Commentary

Some Clarity on the Spectrum Crunch

CNN Money began a weeklong series today about the reality and implications of the growing demand for wireless spectrum.

Congress took a big step toward addressing the issue last week when it authorized the Federal Communications Commission to begin re-allocating spectrum from various current licensees, including the U.S, government and private broadcasters, but that process could take years.
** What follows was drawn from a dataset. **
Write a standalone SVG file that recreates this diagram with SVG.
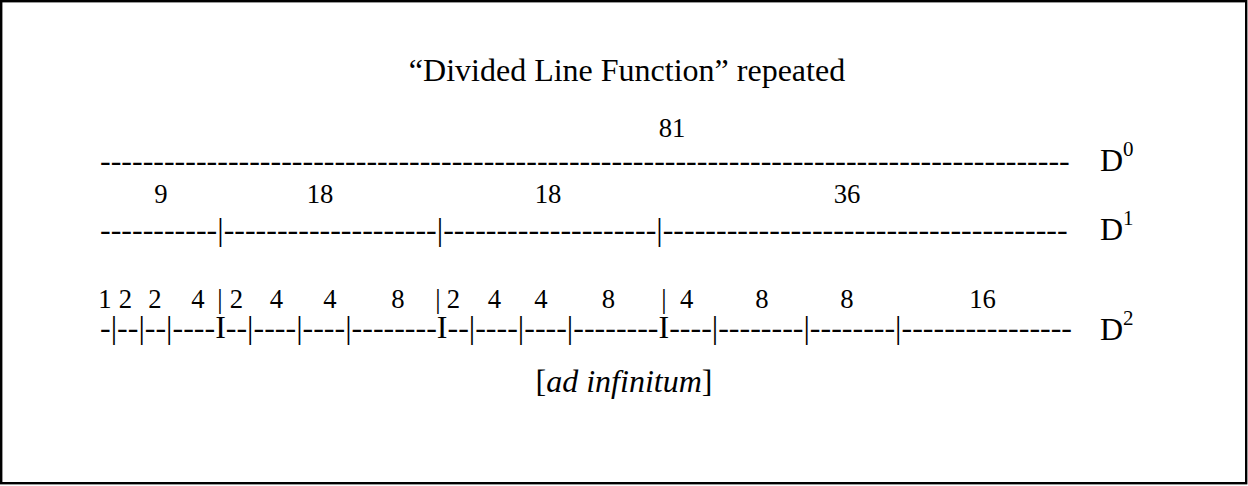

What’s notable about the CNN Money article is that it is one of the few MSM pieces attempts to put spectrum policy in the context of the FCC’s long history of attempting to manage competition. It also said that the spectrum shortage is at the root of slower data speeds, data throttling, and rising prices for wireless data plans, not service provider monopoly, inefficiency or greed, two common accusations heard in the policy debate,

Here’s an excerpt:

How did we get here?

The number-one biggest driver is consumers’ insatiable thirst for e-mail, apps and particularly video on their mobile devices — anywhere, anytime. Global mobile data traffic is just about doubling every year, and will continue to do so through at least 2016, according to Cisco’s Mobile Visual Networking Index, the industry’s most comprehensive annual study.

The iPhone, for instance, uses 24 times as much spectrum as an old-fashioned cell phone, and the iPad uses 122 times as much, according to the Federal FCC. AT&T says wireless data traffic on its network has grown 20,000% since the iPhone debuted in 2007.

“We got into this principally because technology and demand exploded at a rate that nobody had anticipated,” says Rory Altman, director of technology consultancy Altman & Vilandrie.

Another catalyst is the way the U.S. government allocated spectrum. The bands that wireless companies hold were broken up into small chunks across various markets, which was helpful in increasing competition in the 1990s.

But the patchwork nature has proven problematic for new technologies like high-speed 4G broadband. Bigger swaths of uninterrupted spectrum provide the larger amounts of bandwidth needed for delivering faster speeds.

Author David Goldman is generous. While the goal of carving up spectrum into slots was greater competition, there was no influx of “mom-and-pop” wireless companies that the FCC anticipated at the time. Faced with huge capital costs of buildout, smaller companies eventually sold their spectrum to larger players. The irony is while there is a competitive wireless market, the FCC’s vision of eight to ten facilities-based carriers per market never materialized. Capital markets simply were not going to fund this big an overbuild.

What’s worrisome is that FCC remains undeterred, and seems bent on doing the same thing in the next round of auctions–reserving chunks for “new technologies” withe serious performance issues (LightSquared anyone?) or new entrants who have little or no funding to build out regionally, let alone nationally. We’ve been down this road before. It doesn’t work. Consumers will be served best if the spectrum can go to the companies that can 1) actually afford to pay for it; 2) know how to engineer wireless networks and 3) have the resources to get it into service quickest. And, yes, there are more than just two.